The law was overwhelmingly backed by Texas Republicans and signed by the state’s Republican governor, Greg Abbott. In response, Anonymous announced a campaign, dubbed “Operation Jane,” to render data collected in efforts to report abortions useless.
As part of that campaign, Anonymous hackers took down the Texas GOP’s website and replaced it with, among other things, an X-rated image of a man stretching out his anus. (There is an archived version of the hacked website, but view with caution: It is graphic.) Hackers also replaced the state GOP’s mission statement with one that read, in part, “WE REALLY REALLY LOVED THE HANDMAID’S TALE AND WISH TO ENACT IT TO IT’S FULLEST. FOOTBALL!!!!!!”
Texas Republicans acknowledged the vandalism with a statement on their website claiming it prompted them to ramp up their online security. The statement was accompanied by fields allowing website visitors to enter their payment card information and make a donation. The statement reads, in part, “Stand with us now against these cyber criminals and their brazen attacks by rushing a contribution to harden our digital defenses.”

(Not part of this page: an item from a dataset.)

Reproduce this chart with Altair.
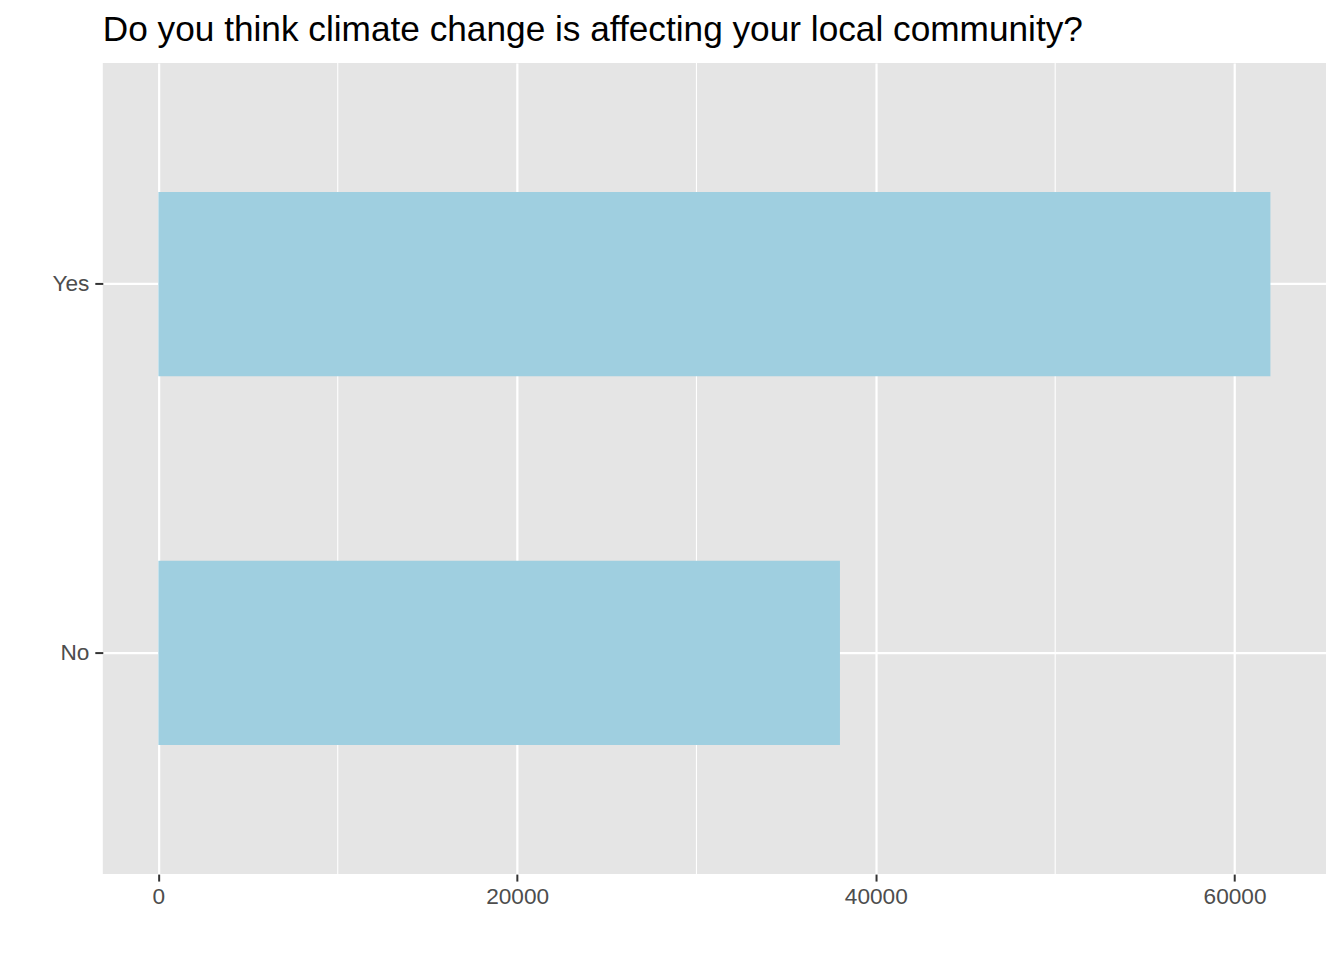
import altair as alt
import pandas as pd

answers = ["Yes", "No"]
counts = [62000, 38000]
minor_breaks = [10000, 30000, 50000]
major_breaks = [0, 20000, 40000, 60000]
x_limits = [-3100, 65100]

df = pd.DataFrame({"answer": answers, "count": counts})
minor_df = pd.DataFrame({"v": minor_breaks})

xscale = alt.Scale(domain=x_limits, nice=False, zero=False)
yscale = alt.Scale(domain=answers, paddingInner=0.5, paddingOuter=0.35)

xaxis = alt.Axis(
    values=major_breaks, format="d", title=None, grid=True,
    gridColor="white", gridWidth=2.2, domain=False,
    tickColor="#333333", tickSize=7, tickWidth=2,
    labelColor="#4D4D4D", labelFontSize=22.7, labelPadding=4,
    labelFont="Liberation Sans",
)

minor = alt.Chart(minor_df).mark_rule(color="white", strokeWidth=1.1).encode(
    x=alt.X("v:Q", scale=xscale, axis=xaxis)
)

bars = alt.Chart(df).mark_bar(color="#9FCFE0").encode(
    x=alt.X("count:Q", scale=xscale, axis=xaxis),
    y=alt.Y(
        "answer:N",
        scale=yscale,
        sort=answers,
        axis=alt.Axis(
            title=None, grid=True, gridColor="white", gridWidth=2.2,
            domain=False, tickColor="#333333", tickSize=8, tickWidth=2,
            labelColor="#4D4D4D", labelFontSize=22.7, labelPadding=6,
            labelFont="Liberation Sans", bandPosition=0.5,
        ),
    ),
)

chart = (
    alt.layer(minor, bars)
    .properties(
        width=1226,
        height=813,
        title=alt.Title(
            "Do you think climate change is affecting your local community?",
            anchor="start", frame="group", fontSize=35.3, font="Liberation Sans",
            fontWeight="normal", color="black", offset=14,
        ),
        autosize=alt.AutoSizeParams(type="none"),
        padding={"left": 95, "top": 54, "right": 10, "bottom": 60},
    )
    .configure_view(fill="#E5E5E5", stroke=None)
)

chart.save("out.html", embed_options={"renderer": "svg", "actions": False})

Just days after the law went into effect, a website launched by the anti-abortion group Texas Right to Life which was intended for reporting abortions that violated the new law was taken offline by domain host GoDaddy after a public pressure campaign.
Anonymous is a loose collective of, as the name states, anonymous cyber activists who emerged in the late aughts to support popular protest movements like the Arab Spring and Occupy Wall Street. They are known for making ominous videos addressed to their hacking targets ending with the phrase, “Expect us,” and wearing Guy Fawkes masks to conceal their identities.
Anonymous’ presence peaked around the time of the Occupy Wall Street protests, in 2011 and 2012, but died down after a series of high profile arrests. They began to make their presence known again after the murder of George Floyd by former Minneapolis police officer Derek Chauvin in May 2020.
Beran, Dale. “The Return of Anonymous.” The Atlantic, 11 Aug. 2020, https://www.theatlantic.com/technology/archive/2020/08/hacker-group-anonymous-returns/615058/.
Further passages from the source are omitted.